MUJI “Wood House” model home in Kanagawa, Japan
The “Tiny house” is going mainstream. That was one of the main themes at Dwell on Design 2017, held in Los Angeles, CA in June 2017. For practical, financial, philosophical and/or aesthetic reasons, increasing numbers of people are embracing the idea of living small.
What would a “tiny house“ look like in Japan where people have long history of living small due to limited land availability? I visited MUJI’s model home for “木の家 (Wood House)” in Kohoku, Kanagawa (outskirts of Tokyo), Japan. You are able to design your own two-story “Wood house” that comes in floor areas of 880~1350 square feet. MUJI has been offering it since 2004, well before the “tiny house” became a global phenomenon. For MUJI, “living small” is not a fad: it is a natural result of their pursuit to help people design their own life style.
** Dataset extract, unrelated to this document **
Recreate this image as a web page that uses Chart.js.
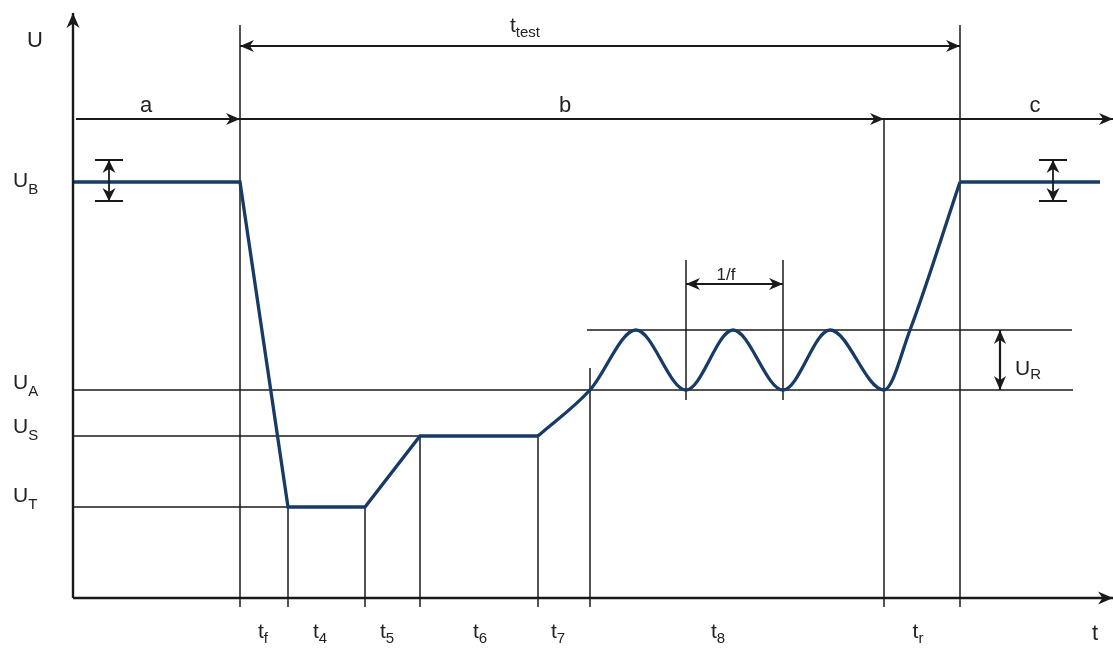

From the outside, you can see minimalist, mildly metallic envelopes finished with Galbarium steel, whose texture is highlighted by fine vertical straight lines. The house has an almost flat roof, deep eaves and tall windows that dominate the sunny side of the wall. As you will find out later, each design detail is carefully conceived to maximize the comfort and usefulness of limited space.
The typical MUJI house owner is a family of three or four – parents in their late 30’s or early 40’s, a child, and another little one considered or expected. But there are various types of owners – singles, couples, couples with kids, and/or their grandparents (and pets, of course). Each family has its unique way to design a life style leveraging 1000 square feet.
Although this article discusses the layout of the Kohoku Model home, it is not the only way you could design your life style with the MUJI house. Employing a “one room house” philosophy, it does not have interior walls that divide the floor into isolated rooms. It’s up to the owners to decide on how to allocate the entire space to various activities (such as living, dining or sleeping) by using loose partitions such as furniture. This flexibility allows owners to edit and re-edit the house as their needs change over time. This is not a house predefined and prescribed by house developers.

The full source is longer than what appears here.